Rupert Goodwins' diary

Tuesday 03/04/2001It's instructive to remember that bigger is just as important to the chip business as smaller. The whole malarkey revolves around mass production, just like Henry Ford discovered: if you put one slice of silicon through an expensive process and make one chip, you have one very expensive chip.
Written by Rupert Goodwins, Contributor
Tuesday
03/04/2001 It's instructive to remember that bigger is just as important to the chip business as smaller. The whole malarkey revolves around mass production, just like Henry Ford discovered: if you put one slice of silicon through an expensive process and make one chip, you have one very expensive chip. But if you have hundreds of chips on that same wafer of silicon, they cost a hundredth as much for almost exactly the same production cost. So, trick one is to make the individual circuits smaller -- that way you get more per wafer. Simple. Then, and this is something that doesn't make the headlines, you make the wafer of silicon bigger -- same result. Of course, shrinking circuit size also makes your circuits faster and consume less power, while bigger wafers don't do anything but make more chips.

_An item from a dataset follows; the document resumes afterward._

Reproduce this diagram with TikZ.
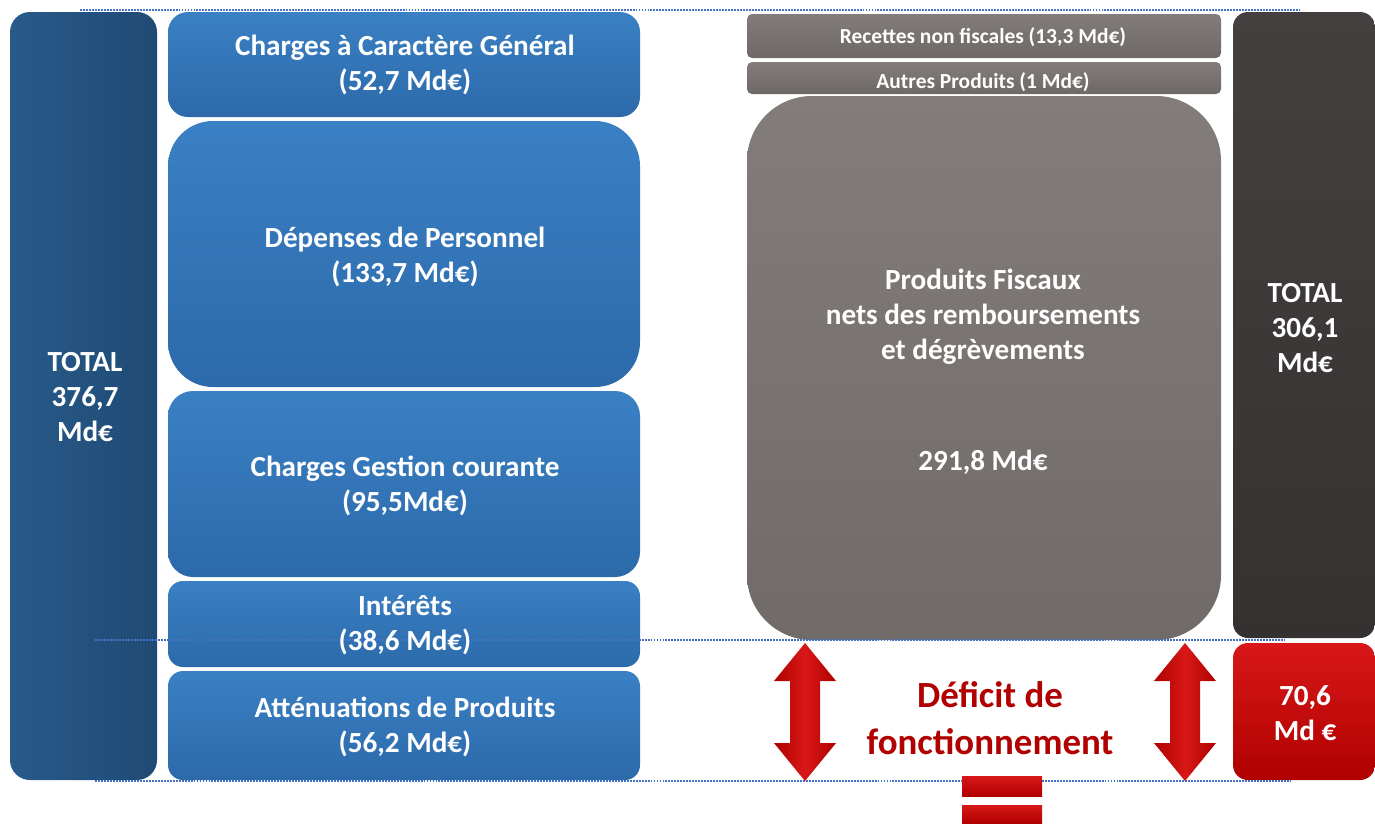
\documentclass[tikz,border=0pt]{standalone}
\usepackage{fontspec}
\setmainfont{Carlito}
\usetikzlibrary{fit}
\definecolor{blueT}{HTML}{3A80C4}
\definecolor{blueB}{HTML}{2C6AAA}
\definecolor{navyT}{HTML}{285A8A}
\definecolor{navyB}{HTML}{1F4A74}
\definecolor{greyT}{HTML}{827D7A}
\definecolor{greyB}{HTML}{706B68}
\definecolor{sgrey}{HTML}{6E6966}
\definecolor{darkT}{HTML}{444040}
\definecolor{darkB}{HTML}{353131}
\definecolor{redT}{HTML}{D81818}
\definecolor{redB}{HTML}{B00000}
\definecolor{deftxt}{HTML}{B00000}
\definecolor{dotblue}{HTML}{4472C4}
\begin{document}
\begin{tikzpicture}[x=0.02cm,y=-0.02cm,
  box/.style={inner sep=0pt,outer sep=0pt,draw=none,rectangle},
  bluebox/.style={box,top color=blueT,bottom color=blueB},
  navybox/.style={box,left color=navyT,right color=navyB},
  greybox/.style={box,top color=greyT,bottom color=greyB},
  sgreybox/.style={box,top color=greyT,bottom color=sgrey},
  darkbox/.style={box,top color=darkT,bottom color=darkB},
  redbox/.style={box,top color=redT,bottom color=redB},
  lbl/.style={text=white,font=\bfseries\fontsize{16.6}{20}\selectfont,align=center},
  slbl/.style={text=white,font=\bfseries\fontsize{12.2}{14}\selectfont,align=center},
  deflbl/.style={text=deftxt,font=\bfseries\fontsize{21}{26.7}\selectfont,align=center},
  dotline/.style={draw=dotblue,line width=1.6pt,dash pattern=on 1.1pt off 0.6pt},
  arrowfill/.style={left color=redB,right color=redB,middle color=redT},
  dblarrow/.pic={\path[arrowfill] (0,0) -- ++(31,38) -- ++(-16,0) -- ++(0,62) -- ++(16,0)
     -- ++(-31,38) -- ++(-31,-38) -- ++(16,0) -- ++(0,-62) -- ++(-16,0) -- cycle;}
]
\useasboundingbox (0,0) rectangle (1375,826);

% left total
\node[navybox,rounded corners=0.4cm,fit={(10,12) (157,780)}] (ltot) {};
% blue expense boxes
\node[bluebox,rounded corners=0.4cm,fit={(168,12) (640,117)}] (b1) {};
\node[bluebox,rounded corners=0.9cm,fit={(168,121) (640,387)}] (b2) {};
\node[bluebox,rounded corners=0.5cm,fit={(168,391) (640,577)}] (b3) {};
\node[bluebox,rounded corners=0.3cm,fit={(168,581) (640,667)}] (b4) {};
\node[bluebox,rounded corners=0.3cm,fit={(168,671) (640,780)}] (b5) {};
% grey revenue boxes
\node[sgreybox,rounded corners=0.1cm,fit={(747,14) (1221,58)}] (g1) {};
\node[sgreybox,rounded corners=0.1cm,fit={(747,62) (1221,94)}] (g2) {};
\node[greybox,rounded corners=1.3cm,fit={(747,96) (1221,640)}] (g3) {};
% right total and deficit
\node[darkbox,rounded corners=0.3cm,fit={(1233,12) (1375,638)}] (rtot) {};
\node[redbox,rounded corners=0.3cm,fit={(1233,643) (1375,780)}] (rdef) {};

% dotted guide lines
\coordinate (d1a) at (80,10);   \coordinate (d1b) at (1300,10);
\coordinate (d2a) at (95,640);  \coordinate (d2b) at (1285,640);
\coordinate (d3a) at (95,781);  \coordinate (d3b) at (1290,781);
\draw[dotline] (d1a) -- (d1b);
\draw[dotline] (d2a) -- (d2b);
\draw[dotline] (d3a) -- (d3b);

% texts
\node[lbl] (t1) at (405,65) {Charges à Caractère Général\\(52,7 Md€)};
\node[lbl] (t2) at (405,257) {Dépenses de Personnel\\(133,7 Md€)};
\node[lbl] (t3) at (405,486) {Charges Gestion courante\\(95,5Md€)};
\node[lbl] (t4) at (405,625) {Intérêts\\(38,6 Md€)};
\node[lbl] (t5) at (405,727) {Atténuations de Produits\\(56,2 Md€)};
\node[lbl] (tl) at (85,397) {TOTAL\\376,7\\Md€};
\node[slbl] (tg1) at (983,37) {Recettes non fiscales (13,3 Md€)};
\node[slbl] (tg2) at (983,82) {Autres Produits (1 Md€)};
\node[lbl] (tg3) at (983,317) {Produits Fiscaux\\nets des remboursements\\et dégrèvements};
\node[lbl] (tg4) at (983,462) {291,8 Md€};
\node[lbl] (tr) at (1305,328) {TOTAL\\306,1\\Md€};
\node[lbl] (tred) at (1305,713) {70,6\\Md €};
\node[deflbl] (tdef) at (990,718) {Déficit de\\fonctionnement};

% arrows
\pic (arL) at (805,643) {dblarrow};
\pic (arR) at (1185,643) {dblarrow};

% equal sign
\node[redbox,fit={(962,776) (1042,796)}] (eq1) {};
\node[redbox,fit={(962,805) (1042,823)}] (eq2) {};
\end{tikzpicture}
\end{document}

Still, Intel's announcement that it's gone from 200mm wafers to 300mm is just as important for future processor and memory technologies. While everyone's cowering in the basement over the stock market collapse it's hard to think ahead, but nonetheless the costs of developing new silicon aren't going to go down any just because the market's gone soggy. Unless efficiency measures -- like larger wafers -- are high on the agenda, the next generation of processors will be too expensive to develop. And then what, eh?